Июльский вечер был обманчиво тихим. Воздух тянулся густыми ароматами трав и спелой малины, кузнечики выводили свои нескончаемые песни, будто ничего в этом мире не случилось. Всё вокруг продолжало жить… кроме Петра. Для него время застыло. Мир потерял краски.
Любаши нет.
Эти слова ударили по нему, как плеть. Дежурный врач сказал их ровно, без эмоций, а Петру показалось, что земля ушла из-под ног. Утром её увезла неотложка… и всё. Больше он её не увидит. Никогда.
Пётр сидел на лавке возле дома, глядя в пустоту. Руки свесились вдоль тела, пальцы бессмысленно перебирали край скамьи. Он не чувствовал ни вечерней прохлады, ни запаха родного двора. В груди зияла пустота.
Ещё вчера всё было по-другому.
Любаша хлопотала по дому – лёгкая, шустрая, с улыбкой. Всё успевала: и кур накормить, и Зорьке корову приласкать, и Дружка с Муркой погладить. Сад-огород у них был – загляденье! Сын Васятка служил в армии, дочка Машенька училась в институте, звонила почти каждый день, радовала новостями.
А он? Он работал. С утра до ночи – в поле. Тракторист, механизатор, передовик. Дом сам построил, баню пристроил, хлев – как у зажиточного хозяина. Всё своими руками. Для семьи. Для неё.
Он закрыл глаза. Перед ним всплыло то далёкое утро.
Молодая учительница – маленькая, хрупкая, с чемоданчиком – стояла на остановке, едва удерживая слёзы. Он тогда вёз свой первый трактор Т-40 на сенокос. Затормозил, высунулся из кабины и крикнул:
– Школа – прямо, сельсовет – налево!
Она улыбнулась. Чуть-чуть. Но этого хватило, чтобы сердце Петра ударилось в грудь, как молот. «Моя», – подумал он тогда.
С тех пор всё закрутилось. Он перестал ходить с друзьями, бросил вечерние посиделки. Строил дом. Батя помогал – то советом, то рублём. Иногда они с Женькой выбирались в клуб на танцы.
– Петька, смотри, учительницу твою уведут, – подначивал Женька.
А Пётр лишь усмехался. Никто не знал: Любаша уже принадлежала ему.
Она быстро стала своей в селе. Любовь Ивановна – строгая и добрая, любимая детьми, уважаемая коллегами. Потом была свадьба – шумная, на всё село. Новоселье. Васятка. Машенька. И та простая, тихая радость, которую он называл счастьем.
И теперь… ничего.
В груди – пустота, от которой хотелось выть. Мир рухнул, и Пётр сидел в тишине, слушая, как вдалеке стрекочут кузнечики. А он – не слышал их. Не чувствовал. Не жил.
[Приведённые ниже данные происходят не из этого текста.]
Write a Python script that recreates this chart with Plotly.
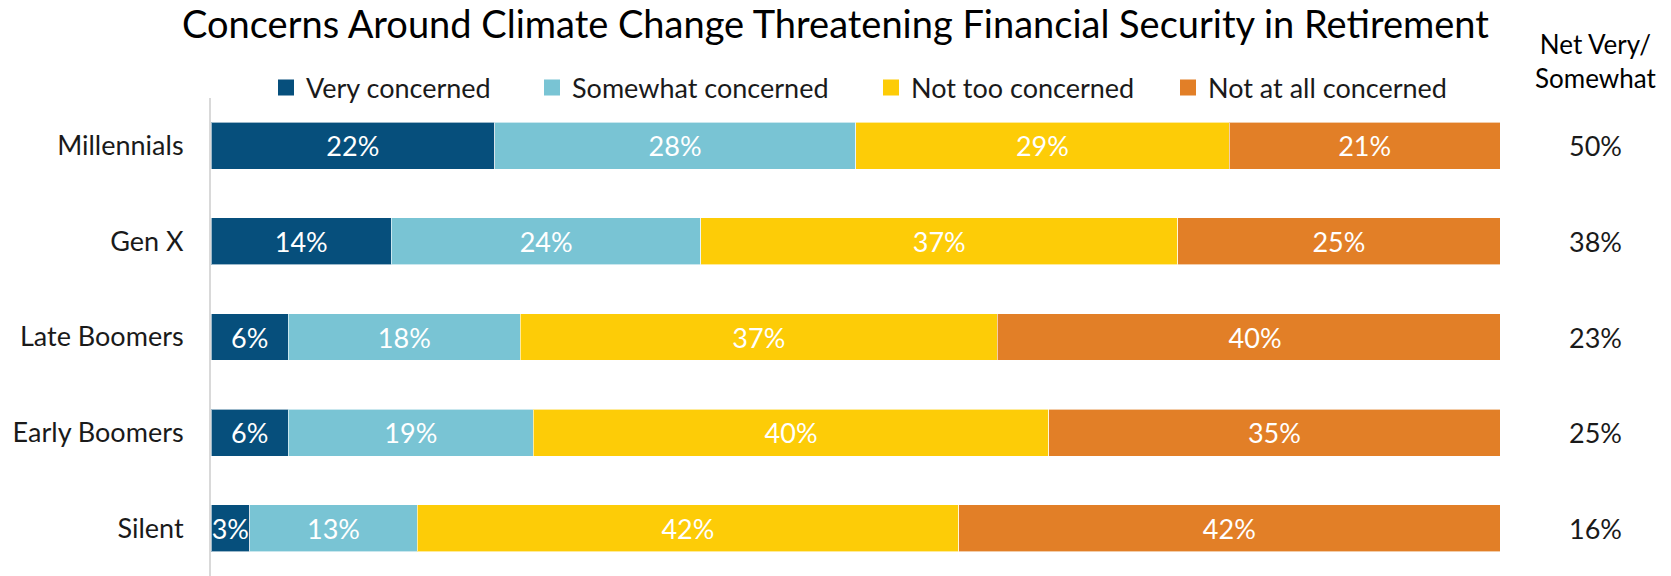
import plotly.graph_objects as go

# Survey results: share of each generation by level of concern (%)
generations = ["Millennials", "Gen X", "Late Boomers", "Early Boomers", "Silent"]
very_concerned = [22, 14, 6, 6, 3]
somewhat_concerned = [28, 24, 18, 19, 13]
not_too_concerned = [29, 37, 37, 40, 42]
not_at_all_concerned = [21, 25, 40, 35, 42]
net_very_somewhat = [50, 38, 23, 25, 16]

series_names = ["Very concerned", "Somewhat concerned", "Not too concerned", "Not at all concerned"]
series_values = [very_concerned, somewhat_concerned, not_too_concerned, not_at_all_concerned]
series_colors = ["#064F7C", "#79C4D4", "#FDCC07", "#E27F27"]

FONT = "Lato"
W, H = 1671, 576
M_L, M_R, M_T, M_B = 211, 171, 98, 0
plot_w = W - M_L - M_R
plot_h = H - M_T - M_B


def px_to_paper_x(px):
    return (px - M_L) / plot_w


def px_to_paper_y(py):
    return (H - M_B - py) / plot_h


fig = go.Figure()
legend_keys = ["legend", "legend2", "legend3", "legend4"]
for name, vals, color, lg in zip(series_names, series_values, series_colors, legend_keys):
    fig.add_trace(go.Bar(
        y=generations, x=vals, name=name, orientation="h",
        marker=dict(color=color, line=dict(color="rgba(255,255,255,0.6)", width=1)),
        texttemplate="%{x}%", textposition="inside", insidetextanchor="middle",
        constraintext="none", textangle=0,
        textfont=dict(family=FONT, size=27, color="white"),
        showlegend=False, legendgroup=name, hoverinfo="skip",
    ))
    # square legend key for the series
    fig.add_trace(go.Scatter(
        x=[None], y=[None], mode="markers", name=name,
        marker=dict(symbol="square", size=18, color=color),
        legend=lg, legendgroup=name, showlegend=True, hoverinfo="skip",
    ))

# Net Very/Somewhat column on the right
for gen, val in zip(generations, net_very_somewhat):
    fig.add_annotation(x=px_to_paper_x(1595), xref="paper", y=gen, yref="y",
                       text=f"{val}%", showarrow=False, xanchor="center", yanchor="middle",
                       font=dict(family=FONT, size=27, color="#1a1a1a"))
fig.add_annotation(x=px_to_paper_x(1595), xref="paper", y=px_to_paper_y(61), yref="paper",
                   text="Net Very/<br>Somewhat", showarrow=False, xanchor="center", yanchor="middle",
                   align="center", font=dict(family=FONT, size=26, color="#000000"))

legend_text_starts = [306, 572, 911, 1208]
legend_layout = {}
for lg, tx in zip(legend_keys, legend_text_starts):
    legend_layout[lg] = dict(
        x=px_to_paper_x(tx - 40), xanchor="left", y=px_to_paper_y(88), yanchor="middle",
        orientation="h", font=dict(family=FONT, size=27, color="#1a1a1a"),
        bgcolor="rgba(0,0,0,0)", borderwidth=0, visible=True, itemsizing="trace",
    )

fig.update_layout(
    width=W, height=H,
    margin=dict(l=M_L, r=M_R, t=M_T, b=M_B, pad=0),
    paper_bgcolor="white", plot_bgcolor="white",
    barmode="stack", bargap=0.51, showlegend=True,
    title=dict(text="Concerns Around Climate Change Threatening Financial Security in Retirement",
               x=0.5, xanchor="center", xref="container",
               y=1 - 25 / H, yanchor="middle", yref="container",
               font=dict(family=FONT, size=38, color="#000000")),
    font=dict(family=FONT),
    **legend_layout,
)
fig.update_xaxes(range=[0, 100], visible=False, fixedrange=True)
fig.update_yaxes(autorange="reversed", showline=True, linecolor="#D9D9D9", linewidth=2,
                 showgrid=False, ticks="", ticklabelstandoff=20,
                 tickfont=dict(family=FONT, size=27, color="#1a1a1a"))

fig.write_html("out.html")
Пётр не знал, сколько просидел так – час, два… может, всю жизнь. Солнце давно спряталось за горизонтом, небо налилось густой синевой, а на дворе зажглись первые звёзды. Вдруг он услышал тихий звук.
«Мяу».
Мурка. Кошка тёрлась о его ноги, требуя внимания, будто напоминая: «Живи. Мы тут». Пётр машинально наклонился и провёл рукой по её мягкой шерсти. И впервые за этот день почувствовал хоть что-то.
Он поднял взгляд. На дворе – тихо. Зорька мирно жевала сено, куры устроились на насесте, Дружок, улёгшись у крыльца, вглядывался в темноту, охраняя дом. Дом… их дом. Любашин.
В груди кольнуло. Вдруг, почти против воли, Пётр поднялся с лавки. Медленно, будто боясь спугнуть этот хрупкий момент. Вошёл в дом. В кухне всё было так, как оставила Любаша: пяльца с незавершённой вышивкой на столе, её любимый фартук на крючке.
– Ну что, Любашка… – тихо выдохнул он. – Не дам я нашему дому опустеть. Обещаю.
Он сел к столу, положил ладонь на ту самую вышивку, словно держал её руку. Слёзы сами покатились по щекам, но это уже были не слёзы отчаяния. А слёзы силы.
Завтра он встанет рано. Пойдёт к Зорьке, накормит скотину, наведёт порядок. Для неё. Для себя. Для детей.
Потому что Любаша была бы против того, чтобы он сдавался.
А за окном всё так же стрекотали кузнечики. Но теперь Пётр услышал их.